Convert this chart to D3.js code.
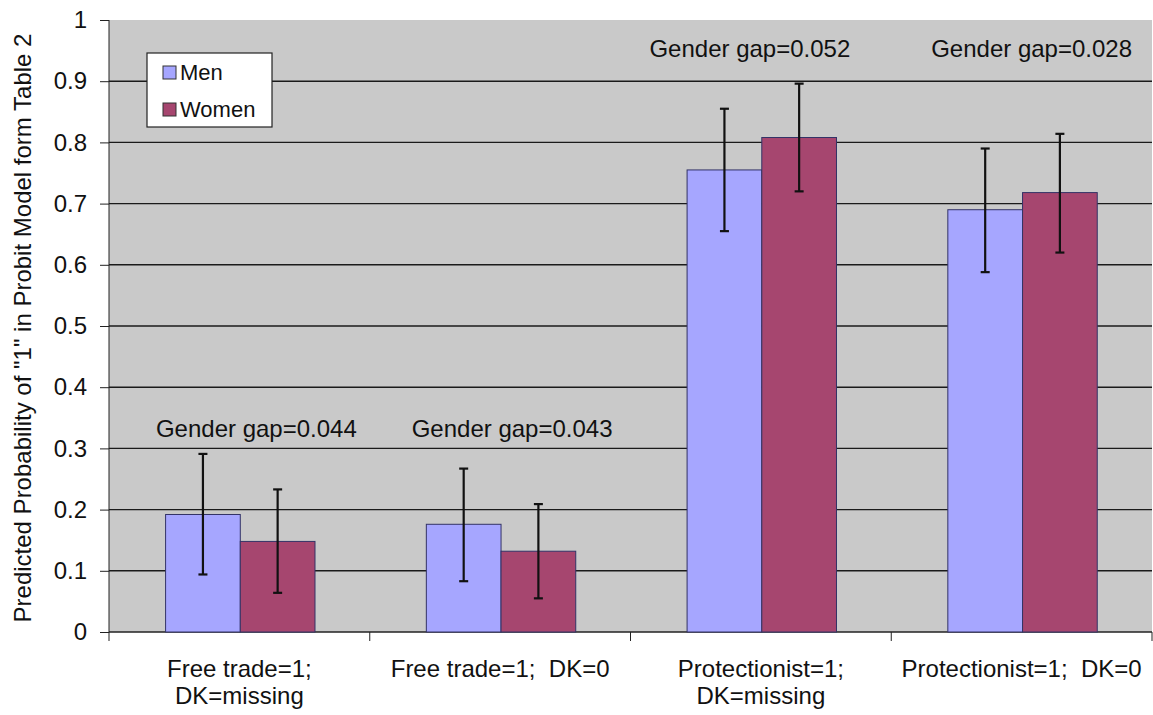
<!DOCTYPE html>
<html>
<head>
<meta charset="utf-8">
<script src="https://cdn.jsdelivr.net/npm/d3@7"></script>
<style>
  body { margin: 0; background: #fff; }
  svg { display: block; font-family: "Liberation Sans", Arial, sans-serif; }
</style>
</head>
<body>
<script>
// Data

const categories = [
  ['Free trade=1;', 'DK=missing'],
  ['Free trade=1;  DK=0'],
  ['Protectionist=1;', 'DK=missing'],
  ['Protectionist=1;  DK=0']
];
const series = ['Men', 'Women'];
const men = [0.192, 0.176, 0.755, 0.690];
const women = [0.148, 0.132, 0.808, 0.718];
const menLow = [0.094, 0.083, 0.655, 0.588];
const menHigh = [0.291, 0.267, 0.855, 0.790];
const womenLow = [0.064, 0.055, 0.720, 0.620];
const womenHigh = [0.233, 0.209, 0.896, 0.814];
const gapLabels = ['Gender gap=0.044', 'Gender gap=0.043', 'Gender gap=0.052', 'Gender gap=0.028'];
const gapLabelY = [0.319, 0.319, 0.939, 0.939];
const yTicks = [0, 0.1, 0.2, 0.3, 0.4, 0.5, 0.6, 0.7, 0.8, 0.9, 1];

// Constants

const width = 1153;
const height = 715;
const margin = { top: 20, right: 1, bottom: 83, left: 109 };
const colors = { Men: '#a6a6ff', Women: '#a6466f' };
const gapDx = [17, 12, -11, 10];
const fs = 24;

const rows = categories.map((c, i) => ({
  i,
  values: [
    { key: 'Men', v: men[i], lo: menLow[i], hi: menHigh[i] },
    { key: 'Women', v: women[i], lo: womenLow[i], hi: womenHigh[i] }
  ]
}));

// Scales

const x0 = d3
  .scaleBand()
  .domain(d3.range(categories.length))
  .range([margin.left, width - margin.right])
  .padding(0);

const x1 = d3
  .scaleBand()
  .domain(series)
  .range([x0.bandwidth() * 0.217, x0.bandwidth() * 0.79]);

const y = d3
  .scaleLinear()
  .domain([0, 1])
  .range([height - margin.bottom, margin.top]);

// Setup svg

const svg = d3
  .select('body')
  .append('svg')
  .attr('width', width)
  .attr('height', height);

svg
  .append('rect')
  .attr('x', margin.left)
  .attr('y', margin.top)
  .attr('width', width - margin.right - margin.left)
  .attr('height', y(0) - margin.top)
  .attr('fill', '#c9c9c9');

// grid
svg
  .append('g')
  .attr('stroke', '#1a1a1a')
  .attr('stroke-width', 1.4)
  .selectAll('line')
  .data(yTicks.slice(1, -1))
  .join('line')
  .attr('x1', margin.left)
  .attr('x2', width - margin.right)
  .attr('y1', (d) => y(d))
  .attr('y2', (d) => y(d));

// y axis
svg
  .append('g')
  .attr('transform', `translate(${margin.left},0)`)
  .call(d3.axisLeft(y).tickValues(yTicks).tickFormat(d3.format('~g')).tickSize(9).tickPadding(13))
  .call((g) => g.selectAll('line').attr('stroke', '#222'))
  .call((g) => g.select('.domain').attr('stroke', '#222').attr('d', `M0,${y(1)}V${y(0)}`))
  .call((g) => g.selectAll('text').attr('font-size', fs).attr('fill', '#111').attr('font-family', '"Liberation Sans", Arial, sans-serif'));

// x axis
const xa = svg
  .append('g')
  .attr('transform', `translate(0,${y(0)})`);

xa.append('line')
  .attr('x1', margin.left)
  .attr('x2', width - margin.right)
  .attr('stroke', '#222')
  .attr('stroke-width', 1.4);

xa.selectAll('.tick')
  .data(d3.range(categories.length + 1))
  .join('line')
  .attr('x1', (d) => (d < categories.length ? x0(d) : x0(d - 1) + x0.bandwidth()))
  .attr('x2', (d) => (d < categories.length ? x0(d) : x0(d - 1) + x0.bandwidth()))
  .attr('y1', 0)
  .attr('y2', 9)
  .attr('stroke', '#222');

xa.selectAll('text')
  .data(categories)
  .join('text')
  .attr('x', (d, i) => x0(i) + x0.bandwidth() / 2)
  .attr('y', 45)
  .attr('text-anchor', 'middle')
  .attr('font-size', fs)
  .attr('fill', '#111')
  .selectAll('tspan')
  .data((d) => d)
  .join('tspan')
  .attr('x', function () { return this.parentNode.getAttribute('x'); })
  .attr('dy', (d, i) => (i === 0 ? 0 : 27))
  .style('white-space', 'pre')
  .text((d) => d);

// bars
const groups = svg
  .append('g')
  .selectAll('g')
  .data(rows)
  .join('g')
  .attr('transform', (d) => `translate(${x0(d.i)},0)`);

groups
  .selectAll('rect')
  .data((d) => d.values)
  .join('rect')
  .attr('x', (d) => x1(d.key))
  .attr('y', (d) => y(d.v))
  .attr('width', x1.bandwidth())
  .attr('height', (d) => y(0) - y(d.v))
  .attr('fill', (d) => colors[d.key])
  .attr('stroke', '#333366')
  .attr('stroke-width', 1);

// error bars
const err = groups
  .selectAll('g.err')
  .data((d) => d.values)
  .join('g')
  .attr('class', 'err')
  .attr('stroke', '#111')
  .attr('stroke-width', 2.2);

err.append('line')
  .attr('x1', (d) => x1(d.key) + x1.bandwidth() / 2)
  .attr('x2', (d) => x1(d.key) + x1.bandwidth() / 2)
  .attr('y1', (d) => y(d.lo))
  .attr('y2', (d) => y(d.hi));

err.selectAll('line.cap')
  .data((d) => [d, d].map((e, k) => ({ e, v: k ? e.hi : e.lo })))
  .join('line')
  .attr('class', 'cap')
  .attr('x1', (d) => x1(d.e.key) + x1.bandwidth() / 2 - 4.5)
  .attr('x2', (d) => x1(d.e.key) + x1.bandwidth() / 2 + 4.5)
  .attr('y1', (d) => y(d.v))
  .attr('y2', (d) => y(d.v));

// gap labels
svg
  .append('g')
  .attr('font-size', fs)
  .attr('fill', '#111')
  .attr('text-anchor', 'middle')
  .selectAll('text')
  .data(gapLabels)
  .join('text')
  .attr('x', (d, i) => x0(i) + x0.bandwidth() / 2 + gapDx[i])
  .attr('y', (d, i) => y(gapLabelY[i]))
  .text((d) => d);

// legend
const legend = svg.append('g').attr('transform', 'translate(147,53)');

legend
  .append('rect')
  .attr('width', 125)
  .attr('height', 74)
  .attr('fill', '#fff')
  .attr('stroke', '#222')
  .attr('stroke-width', 1.2);

const li = legend
  .selectAll('g')
  .data(series)
  .join('g')
  .attr('transform', (d, i) => `translate(16,${27 + i * 37})`);

li.append('rect')
  .attr('x', 0)
  .attr('y', -14)
  .attr('width', 13)
  .attr('height', 13)
  .attr('fill', (d) => colors[d])
  .attr('stroke', '#333');

li.append('text')
  .attr('x', 17)
  .attr('y', 0)
  .attr('font-size', 22)
  .attr('fill', '#111')
  .text((d) => d);

// y title
svg
  .append('text')
  .attr('transform', `translate(31,${(y(0) + y(1)) / 2 + 2}) rotate(-90)`)
  .attr('text-anchor', 'middle')
  .attr('font-size', fs)
  .attr('fill', '#111')
  .text('Predicted Probability of "1" in Probit Model form Table 2');
</script>
</body>
</html>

- _DESCRIPTION OF THE TASK_: Write the listing above out again exactly, dropping each image.

- _SOLVED EXERCISE_:
Convert this chart to D3.js code.
<!DOCTYPE html>
<html>
<head>
<meta charset="utf-8">
<script src="https://cdn.jsdelivr.net/npm/d3@7"></script>
<style>
  body { margin: 0; background: #fff; }
  svg { display: block; font-family: "Liberation Sans", Arial, sans-serif; }
</style>
</head>
<body>
<script>
// Data

const categories = [
  ['Free trade=1;', 'DK=missing'],
  ['Free trade=1;  DK=0'],
  ['Protectionist=1;', 'DK=missing'],
  ['Protectionist=1;  DK=0']
];
const series = ['Men', 'Women'];
const men = [0.192, 0.176, 0.755, 0.690];
const women = [0.148, 0.132, 0.808, 0.718];
const menLow = [0.094, 0.083, 0.655, 0.588];
const menHigh = [0.291, 0.267, 0.855, 0.790];
const womenLow = [0.064, 0.055, 0.720, 0.620];
const womenHigh = [0.233, 0.209, 0.896, 0.814];
const gapLabels = ['Gender gap=0.044', 'Gender gap=0.043', 'Gender gap=0.052', 'Gender gap=0.028'];
const gapLabelY = [0.319, 0.319, 0.939, 0.939];
const yTicks = [0, 0.1, 0.2, 0.3, 0.4, 0.5, 0.6, 0.7, 0.8, 0.9, 1];

// Constants

const width = 1153;
const height = 715;
const margin = { top: 20, right: 1, bottom: 83, left: 109 };
const colors = { Men: '#a6a6ff', Women: '#a6466f' };
const gapDx = [17, 12, -11, 10];
const fs = 24;

const rows = categories.map((c, i) => ({
  i,
  values: [
    { key: 'Men', v: men[i], lo: menLow[i], hi: menHigh[i] },
    { key: 'Women', v: women[i], lo: womenLow[i], hi: womenHigh[i] }
  ]
}));

// Scales

const x0 = d3
  .scaleBand()
  .domain(d3.range(categories.length))
  .range([margin.left, width - margin.right])
  .padding(0);

const x1 = d3
  .scaleBand()
  .domain(series)
  .range([x0.bandwidth() * 0.217, x0.bandwidth() * 0.79]);

const y = d3
  .scaleLinear()
  .domain([0, 1])
  .range([height - margin.bottom, margin.top]);

// Setup svg

const svg = d3
  .select('body')
  .append('svg')
  .attr('width', width)
  .attr('height', height);

svg
  .append('rect')
  .attr('x', margin.left)
  .attr('y', margin.top)
  .attr('width', width - margin.right - margin.left)
  .attr('height', y(0) - margin.top)
  .attr('fill', '#c9c9c9');

// grid
svg
  .append('g')
  .attr('stroke', '#1a1a1a')
  .attr('stroke-width', 1.4)
  .selectAll('line')
  .data(yTicks.slice(1, -1))
  .join('line')
  .attr('x1', margin.left)
  .attr('x2', width - margin.right)
  .attr('y1', (d) => y(d))
  .attr('y2', (d) => y(d));

// y axis
svg
  .append('g')
  .attr('transform', `translate(${margin.left},0)`)
  .call(d3.axisLeft(y).tickValues(yTicks).tickFormat(d3.format('~g')).tickSize(9).tickPadding(13))
  .call((g) => g.selectAll('line').attr('stroke', '#222'))
  .call((g) => g.select('.domain').attr('stroke', '#222').attr('d', `M0,${y(1)}V${y(0)}`))
  .call((g) => g.selectAll('text').attr('font-size', fs).attr('fill', '#111').attr('font-family', '"Liberation Sans", Arial, sans-serif'));

// x axis
const xa = svg
  .append('g')
  .attr('transform', `translate(0,${y(0)})`);

xa.append('line')
  .attr('x1', margin.left)
  .attr('x2', width - margin.right)
  .attr('stroke', '#222')
  .attr('stroke-width', 1.4);

xa.selectAll('.tick')
  .data(d3.range(categories.length + 1))
  .join('line')
  .attr('x1', (d) => (d < categories.length ? x0(d) : x0(d - 1) + x0.bandwidth()))
  .attr('x2', (d) => (d < categories.length ? x0(d) : x0(d - 1) + x0.bandwidth()))
  .attr('y1', 0)
  .attr('y2', 9)
  .attr('stroke', '#222');

xa.selectAll('text')
  .data(categories)
  .join('text')
  .attr('x', (d, i) => x0(i) + x0.bandwidth() / 2)
  .attr('y', 45)
  .attr('text-anchor', 'middle')
  .attr('font-size', fs)
  .attr('fill', '#111')
  .selectAll('tspan')
  .data((d) => d)
  .join('tspan')
  .attr('x', function () { return this.parentNode.getAttribute('x'); })
  .attr('dy', (d, i) => (i === 0 ? 0 : 27))
  .style('white-space', 'pre')
  .text((d) => d);

// bars
const groups = svg
  .append('g')
  .selectAll('g')
  .data(rows)
  .join('g')
  .attr('transform', (d) => `translate(${x0(d.i)},0)`);

groups
  .selectAll('rect')
  .data((d) => d.values)
  .join('rect')
  .attr('x', (d) => x1(d.key))
  .attr('y', (d) => y(d.v))
  .attr('width', x1.bandwidth())
  .attr('height', (d) => y(0) - y(d.v))
  .attr('fill', (d) => colors[d.key])
  .attr('stroke', '#333366')
  .attr('stroke-width', 1);

// error bars
const err = groups
  .selectAll('g.err')
  .data((d) => d.values)
  .join('g')
  .attr('class', 'err')
  .attr('stroke', '#111')
  .attr('stroke-width', 2.2);

err.append('line')
  .attr('x1', (d) => x1(d.key) + x1.bandwidth() / 2)
  .attr('x2', (d) => x1(d.key) + x1.bandwidth() / 2)
  .attr('y1', (d) => y(d.lo))
  .attr('y2', (d) => y(d.hi));

err.selectAll('line.cap')
  .data((d) => [d, d].map((e, k) => ({ e, v: k ? e.hi : e.lo })))
  .join('line')
  .attr('class', 'cap')
  .attr('x1', (d) => x1(d.e.key) + x1.bandwidth() / 2 - 4.5)
  .attr('x2', (d) => x1(d.e.key) + x1.bandwidth() / 2 + 4.5)
  .attr('y1', (d) => y(d.v))
  .attr('y2', (d) => y(d.v));

// gap labels
svg
  .append('g')
  .attr('font-size', fs)
  .attr('fill', '#111')
  .attr('text-anchor', 'middle')
  .selectAll('text')
  .data(gapLabels)
  .join('text')
  .attr('x', (d, i) => x0(i) + x0.bandwidth() / 2 + gapDx[i])
  .attr('y', (d, i) => y(gapLabelY[i]))
  .text((d) => d);

// legend
const legend = svg.append('g').attr('transform', 'translate(147,53)');

legend
  .append('rect')
  .attr('width', 125)
  .attr('height', 74)
  .attr('fill', '#fff')
  .attr('stroke', '#222')
  .attr('stroke-width', 1.2);

const li = legend
  .selectAll('g')
  .data(series)
  .join('g')
  .attr('transform', (d, i) => `translate(16,${27 + i * 37})`);

li.append('rect')
  .attr('x', 0)
  .attr('y', -14)
  .attr('width', 13)
  .attr('height', 13)
  .attr('fill', (d) => colors[d])
  .attr('stroke', '#333');

li.append('text')
  .attr('x', 17)
  .attr('y', 0)
  .attr('font-size', 22)
  .attr('fill', '#111')
  .text((d) => d);

// y title
svg
  .append('text')
  .attr('transform', `translate(31,${(y(0) + y(1)) / 2 + 2}) rotate(-90)`)
  .attr('text-anchor', 'middle')
  .attr('font-size', fs)
  .attr('fill', '#111')
  .text('Predicted Probability of "1" in Probit Model form Table 2');
</script>
</body>
</html>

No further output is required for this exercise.